In 1930, columnist Reginald Randolph wrote:
In coming decades, we know not exactly when, you will not be allowed to see most merchandise in person before you buy it. You will be forced to rely on the reputation of the seller and other people’s views of a given product, with perhaps a small photograph, to decide whether or not to purchase it.
The marketplace seems to be a recurring theme, as in 1940, the very next decade, a Mr. Landon Peaks wrote:
Not only will retailers be liberal in lending, but you will be compelled to pay for nearly everything by credit, which will no doubt require you to submit intimate personal information for background checks of various sorts before you can buy almost anything of value. Merchants may even have personal accounts by which to track your every purchase, from groceries and medicine to radios, televisions, and other electronic equipment. This will allow companies to assess exactly what you own at any given time, and to calculate your worth as a human being, potentially even blocking your account if you buy too much, or too little, depending on their particular goal. [Emphasis in original.]
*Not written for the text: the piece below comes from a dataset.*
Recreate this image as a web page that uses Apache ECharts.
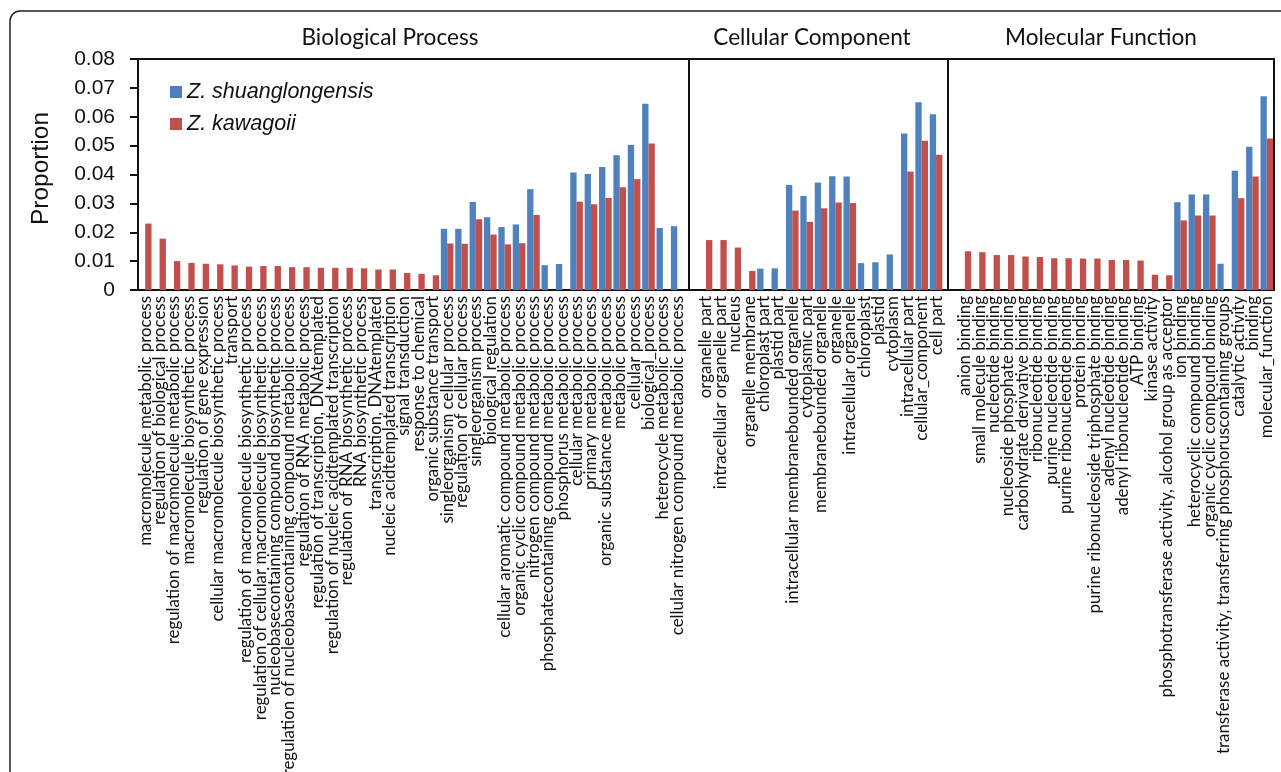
<!DOCTYPE html>
<html>
<head>
<meta charset="utf-8">
<script src="https://cdn.jsdelivr.net/npm/echarts@6/dist/echarts.min.js"></script>
<style>
html,body{margin:0;padding:0;background:#fff;}
#chart{width:1281px;height:772px;}
</style>
</head>
<body>
<div id="chart"></div>
<script>
// ---- Data ----
const seriesNames = ['Z. shuanglongensis', 'Z. kawagoii'];
const groupTitles = ['Biological Process', 'Cellular Component', 'Molecular Function'];
const yTicks = [0, 0.01, 0.02, 0.03, 0.04, 0.05, 0.06, 0.07, 0.08];

const bpCategories = [
  'macromolecule metabolic process', 'regulation of biological process',
  'regulation of macromolecule metabolic process', 'macromolecule biosynthetic process',
  'regulation of gene expression', 'cellular macromolecule biosynthetic process', 'transport',
  'regulation of macromolecule biosynthetic process',
  'regulation of cellular macromolecule biosynthetic process',
  'nucleobasecontaining compound biosynthetic process',
  'regulation of nucleobasecontaining compound metabolic process',
  'regulation of RNA metabolic process', 'regulation of transcription, DNAtemplated',
  'regulation of nucleic acidtemplated transcription', 'regulation of RNA biosynthetic process',
  'RNA biosynthetic process', 'transcription, DNAtemplated', 'nucleic acidtemplated transcription',
  'signal transduction', 'response to chemical', 'organic substance transport',
  'singleorganism cellular process', 'regulation of cellular process', 'singleorganism process',
  'biological regulation', 'cellular aromatic compound metabolic process',
  'organic cyclic compound metabolic process', 'nitrogen compound metabolic process',
  'phosphatecontaining compound metabolic process', 'phosphorus metabolic process',
  'cellular metabolic process', 'primary metabolic process', 'organic substance metabolic process',
  'metabolic process', 'cellular process', 'biological_process', 'heterocycle metabolic process',
  'cellular nitrogen compound metabolic process'
];
const bpShuang = [
  null, null, null, null, null, null, null, null, null, null, null, null, null, null, null,
  null, null, null, null, null, null,
  0.0212, 0.0212, 0.0305, 0.0252, 0.0218, 0.0227, 0.0349, 0.0086, 0.0090,
  0.0407, 0.0402, 0.0426, 0.0467, 0.0502, 0.0645, 0.0215, 0.0221
];
const bpKawagoii = [
  0.0230, 0.0178, 0.0100, 0.0094, 0.0091, 0.0089, 0.0085, 0.0081, 0.0083, 0.0083,
  0.0079, 0.0079, 0.0077, 0.0077, 0.0077, 0.0075, 0.0071, 0.0071, 0.0059, 0.0056, 0.0051,
  0.0161, 0.0160, 0.0245, 0.0192, 0.0158, 0.0162, 0.0260, null, null,
  0.0306, 0.0297, 0.0319, 0.0356, 0.0384, 0.0507, null, null
];

const ccCategories = [
  'organelle part', 'intracellular organelle part', 'nucleus', 'organelle membrane',
  'chloroplast part', 'plastid part', 'intracellular membranebounded organelle',
  'cytoplasmic part', 'membranebounded organelle', 'organelle', 'intracellular organelle',
  'chloroplast', 'plastid', 'cytoplasm', 'intracellular part', 'cellular_component', 'cell part'
];
const ccShuang = [
  null, null, null, null, 0.0074, 0.0075, 0.0364, 0.0326, 0.0372, 0.0394, 0.0393,
  0.0093, 0.0096, 0.0123, 0.0542, 0.0650, 0.0609
];
const ccKawagoii = [
  0.0173, 0.0173, 0.0147, 0.0066, null, null, 0.0275, 0.0236, 0.0283, 0.0303, 0.0301,
  null, null, null, 0.0410, 0.0517, 0.0468
];

const mfCategories = [
  'anion binding', 'small molecule binding', 'nucleotide binding', 'nucleoside phosphate binding',
  'carbohydrate derivative binding', 'ribonucleotide binding', 'purine nucleotide binding',
  'purine ribonucleotide binding', 'protein binding',
  'purine ribonucleoside triphosphate binding', 'adenyl nucleotide binding',
  'adenyl ribonucleotide binding', 'ATP binding', 'kinase activity',
  'phosphotransferase activity, alcohol group as acceptor', 'ion binding',
  'heterocyclic compound binding', 'organic cyclic compound binding',
  'transferase activity, transferring phosphoruscontaining groups', 'catalytic activity',
  'binding', 'molecular_function'
];
const mfShuang = [
  null, null, null, null, null, null, null, null, null, null, null, null, null, null, null,
  0.0304, 0.0331, 0.0331, 0.0091, 0.0413, 0.0496, 0.0671
];
const mfKawagoii = [
  0.0134, 0.0131, 0.0121, 0.0121, 0.0116, 0.0114, 0.0110, 0.0110, 0.0109, 0.0109,
  0.0104, 0.0104, 0.0102, 0.0053, 0.0051, 0.0241, 0.0258, 0.0258, null, 0.0318, 0.0393, 0.0525
];

// ---- Build combined axis with one blank category between groups ----
const categories = [...bpCategories, '', ...ccCategories, '', ...mfCategories];
const shuang = [...bpShuang, null, ...ccShuang, null, ...mfShuang];
const kawagoii = [...bpKawagoii, null, ...ccKawagoii, null, ...mfKawagoii];
const sep1 = bpCategories.length;
const sep2 = bpCategories.length + 1 + ccCategories.length;

const chart = echarts.init(document.getElementById('chart'), null, {renderer: 'canvas'});
const labelFont = 'Lato, "Open Sans", sans-serif';
const numFont = '"Liberation Sans", Arial, sans-serif';
const titleStyle = {fontFamily: labelFont, fontSize: 22.6, fontWeight: 'normal', color: '#111'};

chart.setOption({
  backgroundColor: '#fff',
  animation: false,
  title: [
    {text: groupTitles[0], left: 385, top: 21, textAlign: 'center', textStyle: titleStyle},
    {text: groupTitles[1], left: 807, top: 21, textAlign: 'center', textStyle: titleStyle},
    {text: groupTitles[2], left: 1096, top: 21, textAlign: 'center', textStyle: titleStyle}
  ],
  graphic: [{
    type: 'rect', z: -10, silent: true,
    shape: {x: 10, y: 11, width: 1320, height: 820, r: 10},
    style: {fill: 'none', stroke: '#222', lineWidth: 1.5}
  }],
  legend: {
    data: seriesNames, orient: 'vertical', left: 165, top: 76,
    itemWidth: 12, itemHeight: 12, itemGap: 10, icon: 'rect',
    textStyle: {fontFamily: numFont, fontSize: 21.5, fontStyle: 'italic', color: '#111'}
  },
  grid: {left: 138, top: 59, width: 1136, height: 231, show: true,
         outerBoundsMode: 'none', containLabel: false,
         borderColor: '#111', borderWidth: 2, backgroundColor: 'transparent'},
  xAxis: {
    type: 'category', data: categories,
    axisLine: {lineStyle: {color: '#111', width: 2}},
    axisTick: {show: false},
    axisLabel: {interval: 0, rotate: 90, margin: 6, color: '#111',
                fontFamily: labelFont, fontSize: 16.9}
  },
  yAxis: {
    type: 'value', min: yTicks[0], max: yTicks[yTicks.length - 1], interval: 0.01,
    name: 'Proportion', nameLocation: 'middle', nameGap: 84,
    nameTextStyle: {fontFamily: numFont, fontSize: 24.5, color: '#111', padding: [0, 0, 0, 12]},
    axisLine: {show: true, lineStyle: {color: '#111', width: 2}},
    axisTick: {show: true, inside: false, length: 8, lineStyle: {color: '#111', width: 2}},
    splitLine: {show: false},
    axisLabel: {margin: 23, color: '#111', fontFamily: numFont, fontSize: 21,
                formatter: v => (v === 0 ? '0' : v.toFixed(2))}
  },
  series: [
    {
      name: seriesNames[0], type: 'bar', data: shuang, barGap: '0%', barCategoryGap: '12%',
      itemStyle: {color: '#4F81BD'},
      markLine: {
        silent: true, symbol: 'none', label: {show: false},
        lineStyle: {color: '#111', width: 2, type: 'solid'},
        data: [{xAxis: sep1}, {xAxis: sep2}]
      }
    },
    {
      name: seriesNames[1], type: 'bar', data: kawagoii, barGap: '0%', barCategoryGap: '12%',
      itemStyle: {color: '#C0504D'}
    }
  ]
});
</script>
</body>
</html>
Of course, government oversight was another subject of suspicion, er, speculation. In 1950, political reporter Tracy Patterson wrote:
The Government will have computational strategies to read all of your mail, due to its being almost entirely electronic by then, subject to inspection and manipulation by so-called “super-computers.”
As far as we can tell, all these writers are now deceased, perhaps victims of their own prophetic tendencies. Too smart for their own good, apparently.
And now, to you, Dear Readers, I ask: Have you any prophecies of your own? What do you think we might see in future decades? Death? Destruction? The End of the World? Or Flowers and Romance? You can leave your comments at the bottom of this page.
I predict that by 2020 we’ll all be wearing mohawk wigs. Even the grandmothers.
Fascinating. I’ll be sure to tell my grandmother, in case she hasn’t got her wig yet.
I would like to prophecy that The Flying News becomes the official news of every forthcoming Olympic Games, and of the United Nations.